Brent crude prices extended their downward trend on Friday, December 19, 2025, slipping to about $59.6 per barrel, as growing concerns over excess global supply continued to weigh on the market.
The benchmark oil price was down 0.46% on the day, marking a second consecutive weekly decline. Over the past month, Brent has fallen more than 6%, while prices are now over 18% lower than a year ago, reflecting sustained pressure across energy markets.
Oil prices earlier in the week touched their lowest level in nearly five years, driven largely by expectations that supply will remain abundant.
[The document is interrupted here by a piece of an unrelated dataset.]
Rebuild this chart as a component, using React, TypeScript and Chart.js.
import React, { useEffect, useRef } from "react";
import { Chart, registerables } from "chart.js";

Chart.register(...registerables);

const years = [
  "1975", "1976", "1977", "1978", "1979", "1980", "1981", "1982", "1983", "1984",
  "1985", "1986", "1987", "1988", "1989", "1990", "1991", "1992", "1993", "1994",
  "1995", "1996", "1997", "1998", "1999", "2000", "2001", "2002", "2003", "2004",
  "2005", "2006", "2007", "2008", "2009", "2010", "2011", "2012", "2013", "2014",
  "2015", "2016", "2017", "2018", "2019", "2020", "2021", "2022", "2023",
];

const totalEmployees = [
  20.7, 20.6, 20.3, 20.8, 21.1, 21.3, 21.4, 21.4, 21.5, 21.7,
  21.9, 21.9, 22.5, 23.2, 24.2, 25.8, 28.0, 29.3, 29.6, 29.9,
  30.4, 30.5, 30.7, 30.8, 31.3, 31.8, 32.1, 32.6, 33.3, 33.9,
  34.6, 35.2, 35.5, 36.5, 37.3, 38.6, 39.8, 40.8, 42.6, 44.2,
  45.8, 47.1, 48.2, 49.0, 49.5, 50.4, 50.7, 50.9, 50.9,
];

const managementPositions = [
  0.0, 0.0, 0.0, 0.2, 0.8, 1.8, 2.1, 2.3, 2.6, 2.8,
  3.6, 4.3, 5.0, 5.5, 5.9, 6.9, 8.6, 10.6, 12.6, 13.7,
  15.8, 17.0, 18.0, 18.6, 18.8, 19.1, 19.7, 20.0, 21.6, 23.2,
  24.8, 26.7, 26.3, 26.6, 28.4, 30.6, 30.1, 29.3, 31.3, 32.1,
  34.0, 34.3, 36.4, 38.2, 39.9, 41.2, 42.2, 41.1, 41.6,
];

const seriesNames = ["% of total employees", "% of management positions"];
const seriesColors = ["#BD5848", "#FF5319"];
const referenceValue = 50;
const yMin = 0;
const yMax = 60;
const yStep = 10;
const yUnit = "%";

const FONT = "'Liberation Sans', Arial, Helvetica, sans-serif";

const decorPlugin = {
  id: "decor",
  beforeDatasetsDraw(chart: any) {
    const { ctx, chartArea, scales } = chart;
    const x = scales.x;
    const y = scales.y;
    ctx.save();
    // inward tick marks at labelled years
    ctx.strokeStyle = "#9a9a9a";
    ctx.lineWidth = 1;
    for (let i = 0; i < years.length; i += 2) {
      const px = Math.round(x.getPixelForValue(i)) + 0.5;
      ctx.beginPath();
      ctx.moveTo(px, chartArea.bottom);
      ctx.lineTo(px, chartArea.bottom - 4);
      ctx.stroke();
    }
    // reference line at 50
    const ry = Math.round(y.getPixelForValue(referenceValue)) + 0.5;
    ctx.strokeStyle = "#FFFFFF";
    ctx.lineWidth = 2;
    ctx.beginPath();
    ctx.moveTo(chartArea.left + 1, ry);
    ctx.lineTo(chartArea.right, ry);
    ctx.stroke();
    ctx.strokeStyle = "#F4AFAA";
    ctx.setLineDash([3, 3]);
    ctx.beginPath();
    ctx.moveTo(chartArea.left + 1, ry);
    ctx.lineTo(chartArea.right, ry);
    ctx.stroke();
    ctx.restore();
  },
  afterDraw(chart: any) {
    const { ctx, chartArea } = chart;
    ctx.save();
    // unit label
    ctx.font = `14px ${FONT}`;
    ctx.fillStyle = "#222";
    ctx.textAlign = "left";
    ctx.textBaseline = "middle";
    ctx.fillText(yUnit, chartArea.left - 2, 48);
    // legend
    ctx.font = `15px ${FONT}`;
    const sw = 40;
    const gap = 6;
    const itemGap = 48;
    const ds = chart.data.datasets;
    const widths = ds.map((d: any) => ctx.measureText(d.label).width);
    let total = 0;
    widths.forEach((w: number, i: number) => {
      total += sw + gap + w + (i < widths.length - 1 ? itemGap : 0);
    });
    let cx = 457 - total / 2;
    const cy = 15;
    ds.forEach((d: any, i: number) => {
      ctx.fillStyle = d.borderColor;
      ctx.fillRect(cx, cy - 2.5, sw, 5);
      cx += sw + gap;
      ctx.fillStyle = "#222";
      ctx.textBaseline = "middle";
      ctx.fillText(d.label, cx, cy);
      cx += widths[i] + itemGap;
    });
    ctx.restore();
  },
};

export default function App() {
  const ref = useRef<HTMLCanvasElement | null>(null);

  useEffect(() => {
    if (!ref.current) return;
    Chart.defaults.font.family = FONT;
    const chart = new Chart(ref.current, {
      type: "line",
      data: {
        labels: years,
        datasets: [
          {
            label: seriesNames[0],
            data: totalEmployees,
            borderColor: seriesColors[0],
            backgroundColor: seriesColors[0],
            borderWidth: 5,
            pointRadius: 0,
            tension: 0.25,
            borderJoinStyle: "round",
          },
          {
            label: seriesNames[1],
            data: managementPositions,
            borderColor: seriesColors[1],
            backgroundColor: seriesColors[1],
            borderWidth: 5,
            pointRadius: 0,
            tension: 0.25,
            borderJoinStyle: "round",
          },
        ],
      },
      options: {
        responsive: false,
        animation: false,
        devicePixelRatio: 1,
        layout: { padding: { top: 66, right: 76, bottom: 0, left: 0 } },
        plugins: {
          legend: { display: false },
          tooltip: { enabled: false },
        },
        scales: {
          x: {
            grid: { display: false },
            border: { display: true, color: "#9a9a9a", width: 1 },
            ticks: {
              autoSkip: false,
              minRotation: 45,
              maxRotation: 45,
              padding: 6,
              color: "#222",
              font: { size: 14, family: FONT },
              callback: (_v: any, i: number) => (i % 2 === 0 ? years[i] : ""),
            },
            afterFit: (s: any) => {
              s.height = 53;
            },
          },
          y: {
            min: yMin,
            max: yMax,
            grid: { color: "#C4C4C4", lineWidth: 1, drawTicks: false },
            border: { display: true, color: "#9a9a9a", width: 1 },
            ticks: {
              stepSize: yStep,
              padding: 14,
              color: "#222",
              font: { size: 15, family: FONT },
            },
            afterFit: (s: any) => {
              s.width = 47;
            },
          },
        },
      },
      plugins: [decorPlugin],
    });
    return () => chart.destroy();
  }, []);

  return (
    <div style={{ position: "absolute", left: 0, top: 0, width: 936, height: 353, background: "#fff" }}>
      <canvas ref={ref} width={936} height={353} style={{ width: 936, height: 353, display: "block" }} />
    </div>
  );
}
OPEC+ has begun gradually restoring previously shut-in production, while non-OPEC producers are increasing output, adding to fears of an oversupplied market.
At the same time, early signs of demand weakness are emerging among major consumers such as China and the United States, reinforcing bearish sentiment. Brent crude is now down roughly 20% for the year, highlighting the scale of the slowdown.
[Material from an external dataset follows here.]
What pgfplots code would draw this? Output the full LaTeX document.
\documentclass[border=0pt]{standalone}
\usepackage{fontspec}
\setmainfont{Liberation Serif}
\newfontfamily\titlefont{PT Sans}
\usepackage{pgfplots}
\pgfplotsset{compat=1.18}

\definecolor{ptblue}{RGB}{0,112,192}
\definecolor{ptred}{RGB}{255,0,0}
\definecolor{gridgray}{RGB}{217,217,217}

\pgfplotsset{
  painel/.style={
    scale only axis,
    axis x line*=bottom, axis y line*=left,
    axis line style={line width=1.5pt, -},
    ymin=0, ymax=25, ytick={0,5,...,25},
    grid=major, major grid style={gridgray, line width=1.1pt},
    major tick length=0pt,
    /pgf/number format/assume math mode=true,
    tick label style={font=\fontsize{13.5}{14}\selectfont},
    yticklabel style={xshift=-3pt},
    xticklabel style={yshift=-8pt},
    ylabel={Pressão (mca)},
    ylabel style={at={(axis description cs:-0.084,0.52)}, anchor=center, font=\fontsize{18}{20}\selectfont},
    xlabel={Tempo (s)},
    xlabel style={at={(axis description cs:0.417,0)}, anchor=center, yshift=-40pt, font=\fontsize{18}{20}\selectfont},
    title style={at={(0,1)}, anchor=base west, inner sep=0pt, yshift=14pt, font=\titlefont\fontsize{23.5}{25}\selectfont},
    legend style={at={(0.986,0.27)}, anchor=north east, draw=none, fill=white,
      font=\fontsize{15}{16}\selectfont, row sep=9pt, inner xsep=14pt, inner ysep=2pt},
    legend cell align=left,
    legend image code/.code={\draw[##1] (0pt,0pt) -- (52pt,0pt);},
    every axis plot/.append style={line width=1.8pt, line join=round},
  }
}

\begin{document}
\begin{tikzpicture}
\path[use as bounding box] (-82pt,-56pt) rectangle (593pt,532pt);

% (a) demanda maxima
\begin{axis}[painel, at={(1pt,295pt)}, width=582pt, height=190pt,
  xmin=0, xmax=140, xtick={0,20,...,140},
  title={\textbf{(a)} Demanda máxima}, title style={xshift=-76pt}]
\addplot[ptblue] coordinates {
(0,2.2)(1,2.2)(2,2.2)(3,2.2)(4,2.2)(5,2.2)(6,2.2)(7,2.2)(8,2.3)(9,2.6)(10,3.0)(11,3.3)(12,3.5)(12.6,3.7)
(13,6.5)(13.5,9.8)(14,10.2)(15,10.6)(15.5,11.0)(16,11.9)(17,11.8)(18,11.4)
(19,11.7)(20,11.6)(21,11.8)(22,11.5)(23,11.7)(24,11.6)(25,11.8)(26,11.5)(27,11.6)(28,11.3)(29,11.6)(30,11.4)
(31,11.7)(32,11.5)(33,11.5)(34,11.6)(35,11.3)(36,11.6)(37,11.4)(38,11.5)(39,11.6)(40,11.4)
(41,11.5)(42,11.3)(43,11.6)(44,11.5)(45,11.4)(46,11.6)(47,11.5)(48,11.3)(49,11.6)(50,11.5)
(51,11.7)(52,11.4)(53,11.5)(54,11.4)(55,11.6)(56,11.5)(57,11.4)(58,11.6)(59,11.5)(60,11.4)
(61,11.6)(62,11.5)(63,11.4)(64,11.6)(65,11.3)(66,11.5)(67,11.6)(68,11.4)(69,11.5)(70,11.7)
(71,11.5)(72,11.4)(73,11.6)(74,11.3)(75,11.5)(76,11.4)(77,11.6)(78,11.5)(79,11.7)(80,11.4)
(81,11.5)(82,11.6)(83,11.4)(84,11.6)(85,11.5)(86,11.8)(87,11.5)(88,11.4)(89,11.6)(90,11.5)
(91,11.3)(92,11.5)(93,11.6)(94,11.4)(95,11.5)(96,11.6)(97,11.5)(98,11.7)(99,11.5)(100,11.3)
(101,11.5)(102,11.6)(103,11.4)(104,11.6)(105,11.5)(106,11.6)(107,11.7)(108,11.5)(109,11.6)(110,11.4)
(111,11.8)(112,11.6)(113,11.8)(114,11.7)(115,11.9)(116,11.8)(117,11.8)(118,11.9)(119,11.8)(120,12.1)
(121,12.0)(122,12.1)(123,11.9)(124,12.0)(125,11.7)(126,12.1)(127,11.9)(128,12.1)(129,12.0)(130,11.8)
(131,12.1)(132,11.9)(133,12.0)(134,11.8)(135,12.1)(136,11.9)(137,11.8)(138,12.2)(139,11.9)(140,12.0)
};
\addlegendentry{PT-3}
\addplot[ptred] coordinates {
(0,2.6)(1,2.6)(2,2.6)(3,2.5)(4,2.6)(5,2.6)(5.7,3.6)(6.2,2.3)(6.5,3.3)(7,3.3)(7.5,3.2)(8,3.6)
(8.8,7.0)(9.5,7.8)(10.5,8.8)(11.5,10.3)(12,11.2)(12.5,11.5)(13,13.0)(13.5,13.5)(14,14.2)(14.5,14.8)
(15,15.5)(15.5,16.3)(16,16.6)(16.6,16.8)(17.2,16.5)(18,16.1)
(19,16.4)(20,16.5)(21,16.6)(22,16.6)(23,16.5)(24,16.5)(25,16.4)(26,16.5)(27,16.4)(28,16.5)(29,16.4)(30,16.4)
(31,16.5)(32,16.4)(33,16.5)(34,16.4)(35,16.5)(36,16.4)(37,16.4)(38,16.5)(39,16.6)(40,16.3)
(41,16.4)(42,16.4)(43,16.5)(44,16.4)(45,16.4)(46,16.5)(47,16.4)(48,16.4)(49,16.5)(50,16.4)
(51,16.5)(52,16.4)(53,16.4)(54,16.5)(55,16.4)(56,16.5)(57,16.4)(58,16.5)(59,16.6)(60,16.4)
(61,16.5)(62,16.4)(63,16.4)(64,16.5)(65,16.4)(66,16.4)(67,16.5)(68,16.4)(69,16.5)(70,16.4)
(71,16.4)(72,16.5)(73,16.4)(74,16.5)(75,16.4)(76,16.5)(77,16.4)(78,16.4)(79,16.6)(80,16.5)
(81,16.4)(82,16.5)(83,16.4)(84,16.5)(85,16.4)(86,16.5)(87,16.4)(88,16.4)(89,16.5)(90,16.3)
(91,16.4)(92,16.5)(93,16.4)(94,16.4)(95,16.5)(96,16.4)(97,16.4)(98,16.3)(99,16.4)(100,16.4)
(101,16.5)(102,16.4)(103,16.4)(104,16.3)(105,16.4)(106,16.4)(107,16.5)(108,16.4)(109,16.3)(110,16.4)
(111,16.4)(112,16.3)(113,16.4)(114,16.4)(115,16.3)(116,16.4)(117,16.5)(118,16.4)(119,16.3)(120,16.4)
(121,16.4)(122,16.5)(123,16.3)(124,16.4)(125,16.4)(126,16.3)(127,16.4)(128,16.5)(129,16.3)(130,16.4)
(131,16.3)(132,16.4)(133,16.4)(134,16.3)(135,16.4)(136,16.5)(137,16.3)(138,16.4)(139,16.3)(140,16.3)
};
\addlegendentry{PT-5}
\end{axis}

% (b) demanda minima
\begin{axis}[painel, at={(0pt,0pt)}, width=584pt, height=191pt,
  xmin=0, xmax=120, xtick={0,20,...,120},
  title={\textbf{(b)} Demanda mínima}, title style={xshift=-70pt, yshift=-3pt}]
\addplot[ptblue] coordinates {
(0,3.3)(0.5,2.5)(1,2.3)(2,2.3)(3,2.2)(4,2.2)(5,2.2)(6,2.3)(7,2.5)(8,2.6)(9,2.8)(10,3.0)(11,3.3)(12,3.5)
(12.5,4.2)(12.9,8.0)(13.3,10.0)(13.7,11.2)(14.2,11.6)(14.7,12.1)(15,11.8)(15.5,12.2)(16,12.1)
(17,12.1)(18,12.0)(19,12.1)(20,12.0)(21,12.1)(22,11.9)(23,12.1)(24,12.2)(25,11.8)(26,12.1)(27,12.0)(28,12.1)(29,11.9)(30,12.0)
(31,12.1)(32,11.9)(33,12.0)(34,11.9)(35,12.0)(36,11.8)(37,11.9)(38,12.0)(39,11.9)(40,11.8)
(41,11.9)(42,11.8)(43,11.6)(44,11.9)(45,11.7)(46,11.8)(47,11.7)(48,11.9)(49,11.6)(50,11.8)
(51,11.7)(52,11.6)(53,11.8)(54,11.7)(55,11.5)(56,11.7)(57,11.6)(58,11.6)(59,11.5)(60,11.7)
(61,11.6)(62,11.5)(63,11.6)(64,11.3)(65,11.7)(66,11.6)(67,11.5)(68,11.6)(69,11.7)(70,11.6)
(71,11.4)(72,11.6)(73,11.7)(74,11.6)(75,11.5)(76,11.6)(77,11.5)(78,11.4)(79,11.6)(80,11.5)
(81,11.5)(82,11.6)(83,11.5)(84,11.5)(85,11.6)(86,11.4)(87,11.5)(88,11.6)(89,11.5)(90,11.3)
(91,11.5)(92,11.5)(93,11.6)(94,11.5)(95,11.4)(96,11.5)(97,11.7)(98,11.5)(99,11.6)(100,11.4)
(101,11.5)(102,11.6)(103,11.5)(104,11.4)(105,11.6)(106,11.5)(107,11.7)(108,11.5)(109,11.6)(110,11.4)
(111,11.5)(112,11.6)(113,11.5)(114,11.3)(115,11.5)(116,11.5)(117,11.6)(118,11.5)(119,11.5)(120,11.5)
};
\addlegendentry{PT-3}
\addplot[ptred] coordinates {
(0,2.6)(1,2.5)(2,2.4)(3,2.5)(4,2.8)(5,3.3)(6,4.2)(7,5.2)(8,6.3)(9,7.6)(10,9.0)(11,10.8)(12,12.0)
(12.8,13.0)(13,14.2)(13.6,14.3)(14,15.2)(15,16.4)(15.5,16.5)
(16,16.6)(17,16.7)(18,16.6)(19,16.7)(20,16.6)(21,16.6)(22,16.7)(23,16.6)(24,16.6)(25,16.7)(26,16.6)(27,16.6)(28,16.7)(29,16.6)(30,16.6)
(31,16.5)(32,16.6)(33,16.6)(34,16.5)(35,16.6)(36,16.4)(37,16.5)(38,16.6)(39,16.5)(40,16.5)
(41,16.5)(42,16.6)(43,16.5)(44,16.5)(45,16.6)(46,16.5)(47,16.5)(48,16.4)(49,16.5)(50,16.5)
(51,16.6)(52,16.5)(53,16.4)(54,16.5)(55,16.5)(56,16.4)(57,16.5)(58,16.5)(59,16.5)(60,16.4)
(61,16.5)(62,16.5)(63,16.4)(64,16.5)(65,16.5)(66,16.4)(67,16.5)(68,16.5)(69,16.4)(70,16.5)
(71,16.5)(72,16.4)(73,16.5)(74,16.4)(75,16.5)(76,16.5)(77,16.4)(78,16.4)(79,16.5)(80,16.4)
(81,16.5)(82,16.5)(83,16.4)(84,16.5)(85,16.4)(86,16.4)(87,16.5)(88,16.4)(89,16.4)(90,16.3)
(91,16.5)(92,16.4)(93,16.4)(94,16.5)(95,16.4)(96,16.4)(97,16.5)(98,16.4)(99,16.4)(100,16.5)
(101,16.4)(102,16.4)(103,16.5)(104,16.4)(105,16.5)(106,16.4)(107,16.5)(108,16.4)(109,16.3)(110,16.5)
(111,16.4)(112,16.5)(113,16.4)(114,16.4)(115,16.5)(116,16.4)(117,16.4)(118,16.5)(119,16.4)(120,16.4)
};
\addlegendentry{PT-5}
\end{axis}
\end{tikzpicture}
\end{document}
Geopolitical tensions have helped limit deeper losses. The United States has suspended maritime activity involving sanctioned Venezuelan oil tankers after seizing a blacklisted vessel, and is moving to tighten sanctions on Russia’s energy sector as part of efforts linked to Ukraine peace negotiations. The United Kingdom has also imposed sanctions on three smaller Russian oil producers.
Despite these developments, markets remain focused on supply fundamentals, with traders pricing in a prolonged period of ample oil availability unless demand rebounds more strongly in the months ahead.